In order to test the presence and the quality of ancient DNA, we molecularly screened around 70 samples (pars petrosa) by shotgun sequencing. Bioinformatic analyses of molecular data showed high percentage of human DNA reads (up to 76) and low contamination estimates. Complete mitochondrial genome sequences and haplogroups were reconstructed for around 50 individuals. Moreover, since isotopes analyses showed a good collagen preservation, stable isotope ratios (δ13C, δ15N and δ34S) were successfully determined in almost all individuals collected to date.
ID: 470
Specific Research Poster
People, Places, and Things: Identifying Socialized Landscapes in the Bridger Mountains, Montana, USA
Keywords: archaeology, landscape archaeology, hunter-gatherer archaeology
Dudley, Meghan
University of Oklahoma, United States of America
Archaeologists working in mountains around the world have long recognized that people invest social meanings into the landscape around them. Based on the French philosopher de Certeau’s (1984) “Spatial Stories,” these “socialized landscapes” consist of two archaeologically identifiable components: espaces (practiced spaces) and tours (practiced paths).

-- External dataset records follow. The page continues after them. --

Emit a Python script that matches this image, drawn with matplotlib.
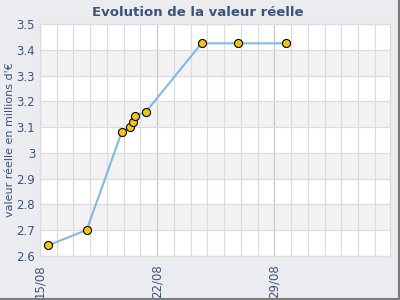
import matplotlib
matplotlib.use("Agg")
import matplotlib.pyplot as plt
import matplotlib.dates as mdates
import numpy as np
import pandas as pd

# données
dates = ["2012-08-15 12:00", "2012-08-17 19:00", "2012-08-19 21:00",
         "2012-08-20 09:00", "2012-08-20 13:00", "2012-08-20 16:00",
         "2012-08-21 08:00", "2012-08-24 15:30", "2012-08-26 20:00",
         "2012-08-29 17:00"]
valeurs = [2.64, 2.70, 3.08, 3.10, 3.12, 3.143, 3.16, 3.426, 3.426, 3.426]
ticks_x = ["2012-08-15", "2012-08-22", "2012-08-29"]
ticks_y = [2.6, 2.7, 2.8, 2.9, 3.0, 3.1, 3.2, 3.3, 3.4, 3.5]
labels_y = ["2.6", "2.7", "2.8", "2.9", "3", "3.1", "3.2", "3.3", "3.4", "3.5"]

txt = "#3b5479"
x = pd.to_datetime(dates)

fig = plt.figure(figsize=(4, 3), dpi=100, facecolor="#ebecef")
ax = fig.add_axes([0.1, 0.148, 0.875, 0.771])
ax.set_facecolor("white")

# bandes alternées
for i in range(len(ticks_y) - 1):
    if i % 2 == 1:
        ax.axhspan(ticks_y[i], ticks_y[i + 1], color="#f2f2f2", zorder=0, lw=0)

x0 = pd.Timestamp("2012-08-15")
ax.set_xlim(mdates.date2num(x0), mdates.date2num(x0) + 20.9)
ax.set_ylim(2.6, 3.5)

ax.xaxis.set_major_locator(mdates.DayLocator(bymonthday=[15, 22, 29]))
ax.xaxis.set_minor_locator(mdates.DayLocator())
ax.xaxis.set_major_formatter(mdates.DateFormatter("%d/%m"))
ax.set_yticks(ticks_y)
ax.set_yticklabels(labels_y)

ax.grid(which="minor", axis="x", color="#dcdcdc", lw=0.9)
ax.grid(which="major", axis="x", color="#c8c8c8", lw=0.9)
ax.grid(which="major", axis="y", color="#dcdcdc", lw=0.9)
ax.set_axisbelow(True)

ax.tick_params(axis="both", which="both", length=0, colors=txt, labelsize=8.5)
ax.tick_params(axis="x", pad=6)
for lab in ax.get_xticklabels():
    lab.set_rotation(90)
for s in ax.spines.values():
    s.set_color("#dcdcdc")
    s.set_linewidth(0.9)

ax.plot(x, valeurs, color="#82b8f0", lw=1.5, zorder=3,
        marker="o", markersize=5.8, markerfacecolor="#f7c600",
        markeredgecolor="black", markeredgewidth=0.8, clip_on=False)

ax.set_ylabel("valeur réelle en millions d'€", color=txt, fontsize=8, labelpad=1)
fig.text(0.495, 0.957, "Evolution de la valeur réelle", ha="center", va="center",
         color=txt, fontsize=9.5, fontweight="bold")

# ombre du cadre
fig.add_artist(plt.Line2D([0.9965, 0.9965], [0.0, 1.0], color="#7a7a7a", lw=1.5,
                          transform=fig.transFigure))
fig.add_artist(plt.Line2D([0.0, 1.0], [0.005, 0.005], color="#7a7a7a", lw=1.5,
                          transform=fig.transFigure))

fig.savefig("out.png", dpi=100, facecolor=fig.get_facecolor())
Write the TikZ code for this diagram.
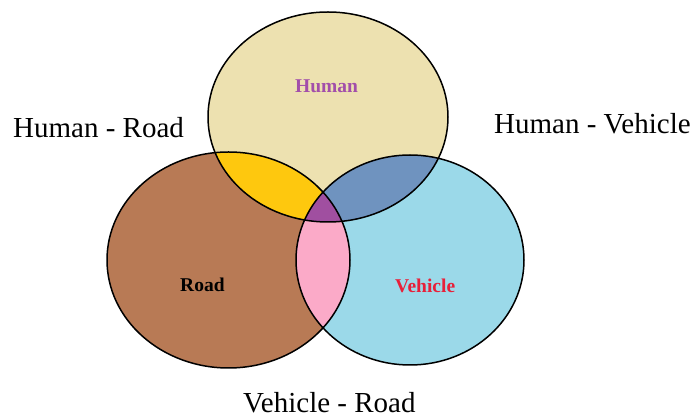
\documentclass[tikz,border=0pt]{standalone}
\usepackage{fontspec}
\setmainfont{Liberation Serif}
\usepackage{xcolor}

\definecolor{humanfill}{HTML}{EDE1B0}
\definecolor{roadfill}{HTML}{B87A55}
\definecolor{vehiclefill}{HTML}{9BD9E9}
\definecolor{humanroadfill}{HTML}{FEC80E}
\definecolor{humanvehiclefill}{HTML}{6F93BF}
\definecolor{vehicleroadfill}{HTML}{FBAAC8}
\definecolor{allfill}{HTML}{A04FA0}
\definecolor{humantext}{HTML}{A24EAA}
\definecolor{vehicletext}{HTML}{E8203A}

\begin{document}
\begin{tikzpicture}[x=1pt, y=-1pt,
  set/.style={draw=black, line width=1.5pt},
  setname/.style={anchor=base west, inner sep=0pt,
                  font=\fontsize{19.5}{20}\selectfont\bfseries},
  pairname/.style={anchor=base west, inner sep=0pt,
                   font=\fontsize{29}{30}\selectfont},
  ]
  \useasboundingbox (0,0) rectangle (697,419);

  % the three sets
  \def\HumanSet{(328,117) ellipse [x radius=120, y radius=105]}
  \def\RoadSet{(228.5,260) ellipse [x radius=121.5, y radius=108]}
  \def\VehicleSet{(410,260) ellipse [x radius=114, y radius=105]}

  \fill[humanfill] \HumanSet;
  \fill[roadfill] \RoadSet;
  \fill[vehiclefill] \VehicleSet;

  % pairwise overlaps
  \begin{scope}
    \clip \HumanSet;
    \fill[humanroadfill] \RoadSet;
    \fill[humanvehiclefill] \VehicleSet;
  \end{scope}
  \begin{scope}
    \clip \RoadSet;
    \fill[vehicleroadfill] \VehicleSet;
  \end{scope}
  % all three
  \begin{scope}
    \clip \HumanSet;
    \clip \RoadSet;
    \fill[allfill] \VehicleSet;
  \end{scope}

  \draw[set] \HumanSet;
  \draw[set] \RoadSet;
  \draw[set] \VehicleSet;

  \node[setname, text=humantext] (human) at (295,93) {Human};
  \node[setname, text=black] (road) at (180,292) {Road};
  \node[setname, text=vehicletext] (vehicle) at (395,293) {Vehicle};

  \node[pairname] (hr) at (13,138) {Human - Road};
  \node[pairname] (hv) at (494,134) {Human - Vehicle};
  \node[pairname] (vr) at (243,413) {Vehicle - Road};
\end{tikzpicture}
\end{document}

I operationalize these ideas by creating archaeological expectations for six socialized landscape types and ask what types of socialized landscapes can we identify from the archaeological record, particularly those left behind by mobile hunting and gathering people. I test my expectations with a pilot study in the Bridger Mountains, Montana, USA. By controlling for time using projectile point types found at sites throughout the mountains, I conduct a series of four analyses by time period to determine what types of espaces and tours past peoples created. I then compare those results against my archaeological expectations and landscape types. Although this study reveals areas of the methodology and analyses that can be improved in future studies, my research suggests that we can use this approach to understand past hunter-gatherer socialized landscapes both in the Rocky Mountains and worldwide.